Educational Researcher
- Discipline: Education, educational research
- Language: English
- Edited by: Thurston Domina, Andrew McEachin, Dana Thompson Dorsey, Sarah Woulfin

Publication details
- History: 1972-present
- Publisher: SAGE Publications on behalf of the American Educational Research Association (United States)
- Frequency: 9/year
- Impact factor: 8.2 (2022)

Standard abbreviations
- ISO 4: Educ. Res.

Indexing
- ISSN: 0013-189X (print) 1935-102X (web)
- LCCN: 87657066
- OCLC no.: 56209028

Links
- Journal homepage; Submission guidelines; Online archive; Journal page at association's website;

= Educational Researcher =

Educational Researcher is a peer-reviewed academic journal that covers the field of education. The editors-in-chief are Thurston Domina (University of North Carolina, Chapel Hill), Andrew McEachin (NWEA), Dana Thompson Dorsey (University of South Florida), and Sarah Woulfin (University of Texas at Austin).
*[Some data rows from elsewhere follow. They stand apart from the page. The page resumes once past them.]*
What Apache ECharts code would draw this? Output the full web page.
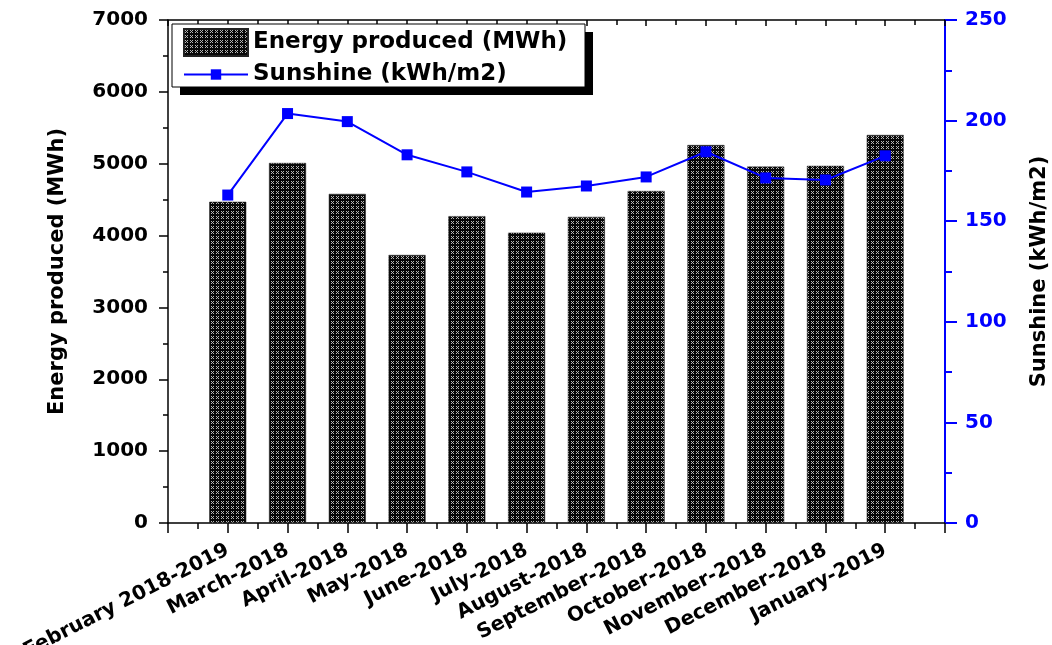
<!DOCTYPE html>
<html>
<head>
<meta charset="utf-8">
<script src="https://cdn.jsdelivr.net/npm/echarts@6/dist/echarts.min.js"></script>
<style>
  html, body { margin: 0; padding: 0; background: #fff; }
  #main { width: 1052px; height: 645px; }
</style>
</head>
<body>
<div id="main"></div>
<script>
// monthly data
const months = ['February 2018-2019', 'March-2018', 'April-2018', 'May-2018', 'June-2018', 'July-2018',
  'August-2018', 'September-2018', 'October-2018', 'November-2018', 'December-2018', 'January-2019']
const energy = [4470, 5010, 4580, 3730, 4270, 4040, 4260, 4620, 5260, 4960, 4970, 5400]
const sunshine = [163, 203.5, 199.5, 183, 174.5, 164.5, 167.5, 172, 184.5, 171.5, 170.5, 182.5]

const font = 'DejaVu Sans'

// crosshatch fill like the original bars
function makePattern() {
  let c = document.createElement('canvas')
  c.width = 5
  c.height = 5
  let ctx = c.getContext('2d')
  ctx.fillStyle = '#080808'
  ctx.fillRect(0, 0, 5, 5)
  ctx.fillStyle = '#b8b8b8'
  ;[[1, 1], [3, 1], [2, 2], [1, 3], [3, 3]].forEach(p => ctx.fillRect(p[0], p[1], 1, 1))
  return c
}
const hatch = { image: makePattern(), repetition: 'repeat' }

let myChart = echarts.init(document.getElementById('main'))
let option = {
  animation: false,
  grid: { left: 168, right: 107, top: 20, bottom: 122, outerBoundsMode: 'none' },
  graphic: [
    { type: 'rect', z: 3, shape: { x: 180, y: 32, width: 413, height: 63 }, style: { fill: '#000' } },
    { type: 'rect', z: 3, shape: { x: 172, y: 24, width: 413, height: 63 }, style: { fill: '#fff', stroke: '#000', lineWidth: 1 } }
  ],
  legend: [
    {
      z: 5, left: 183, top: 28, padding: 0, itemWidth: 64, itemHeight: 27, icon: 'rect',
      data: ['Energy produced (MWh)'],
      textStyle: { fontFamily: font, fontWeight: 'bold', fontSize: 23, color: '#000' }
    },
    {
      z: 5, left: 183, top: 63, padding: 0, itemWidth: 64, itemHeight: 13,
      data: ['Sunshine (kWh/m2)'],
      textStyle: { fontFamily: font, fontWeight: 'bold', fontSize: 23, color: '#000' }
    }
  ],
  xAxis: [
    {
      type: 'value', min: 0, max: 13, interval: 1,
      axisLine: { onZero: false, lineStyle: { color: '#000', width: 1.5 } },
      axisTick: { show: true, length: 10, lineStyle: { color: '#000', width: 1.5 } },
      minorTick: { show: true, splitNumber: 2, length: 6, lineStyle: { color: '#000', width: 1.5 } },
      splitLine: { show: false },
      axisLabel: {
        rotate: 27, margin: 26, color: '#000', fontFamily: font, fontWeight: 'bold', fontSize: 20,
        showMinLabel: true, showMaxLabel: true,
        formatter: v => months[v - 1] || ''
      }
    },
    {
      type: 'value', position: 'top', min: 0, max: 13, interval: 1,
      axisLine: { onZero: false, lineStyle: { color: '#000', width: 1.5 } },
      axisTick: { show: true, inside: true, length: 6, lineStyle: { color: '#000', width: 1.5 } },
      minorTick: { show: true, splitNumber: 2, length: 5, lineStyle: { color: '#000', width: 1.5 } },
      splitLine: { show: false },
      axisLabel: { show: false }
    }
  ],
  yAxis: [
    {
      type: 'value', min: 0, max: 7000, interval: 1000,
      name: 'Energy produced (MWh)', nameLocation: 'middle', nameGap: 100, nameRotate: 90,
      nameTextStyle: { fontFamily: font, fontWeight: 'bold', fontSize: 21, color: '#000' },
      axisLine: { show: true, onZero: false, lineStyle: { color: '#000', width: 1.5 } },
      axisTick: { show: true, length: 9, lineStyle: { color: '#000', width: 1.5 } },
      minorTick: { show: true, splitNumber: 2, length: 5, lineStyle: { color: '#000', width: 1.5 } },
      splitLine: { show: false },
      axisLabel: { margin: 20, color: '#000', fontFamily: font, fontWeight: 'bold', fontSize: 20, formatter: v => String(v) }
    },
    {
      type: 'value', min: 0, max: 250, interval: 50, position: 'right',
      name: 'Sunshine (kWh/m2)', nameLocation: 'middle', nameGap: 84, nameRotate: 90,
      nameTextStyle: { fontFamily: font, fontWeight: 'bold', fontSize: 21, color: '#000' },
      axisLine: { show: true, onZero: false, lineStyle: { color: '#0000ff', width: 2 } },
      axisTick: { show: true, length: 12, lineStyle: { color: '#0000ff', width: 2 } },
      minorTick: { show: true, splitNumber: 2, length: 7, lineStyle: { color: '#0000ff', width: 2 } },
      splitLine: { show: false },
      axisLabel: { margin: 20, color: '#0000ff', fontFamily: font, fontWeight: 'bold', fontSize: 20, formatter: v => String(v) }
    }
  ],
  series: [
    {
      name: 'Energy produced (MWh)',
      type: 'bar',
      barWidth: 37,
      itemStyle: { color: hatch, borderColor: '#222', borderWidth: 0.5 },
      data: energy.map((v, i) => [i + 1, v])
    },
    {
      name: 'Sunshine (kWh/m2)',
      type: 'line',
      yAxisIndex: 1,
      symbol: 'rect',
      symbolSize: 11,
      itemStyle: { color: '#0000ff' },
      lineStyle: { color: '#0000ff', width: 2 },
      data: sunshine.map((v, i) => [i + 1, v])
    }
  ]
}
myChart.setOption(option)
</script>
</body>
</html>
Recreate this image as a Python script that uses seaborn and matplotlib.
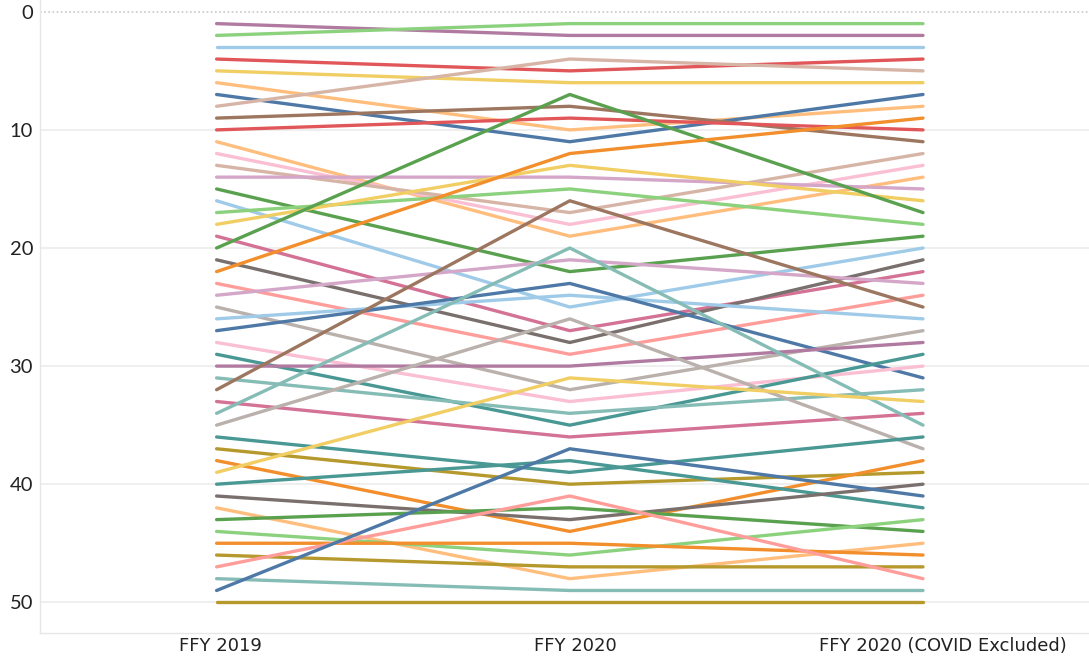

It was established in 1972 and is published by SAGE Publications on behalf of the American Educational Research Association.

== Mission statement ==
Educational Researcher (ER) publishes scholarly articles of general significance to the education research community from various areas of education research and related disciplines. ER aims to make major programmatic research and new findings of broad importance widely accessible.

== Abstracting and indexing ==
The journal is abstracted and indexed in Scopus and the Social Sciences Citation Index. According to the Journal Citation Reports, its 2022 impact factor is 8.2, ranking it 7th out of 268 journals in the category "Education and Educational Research".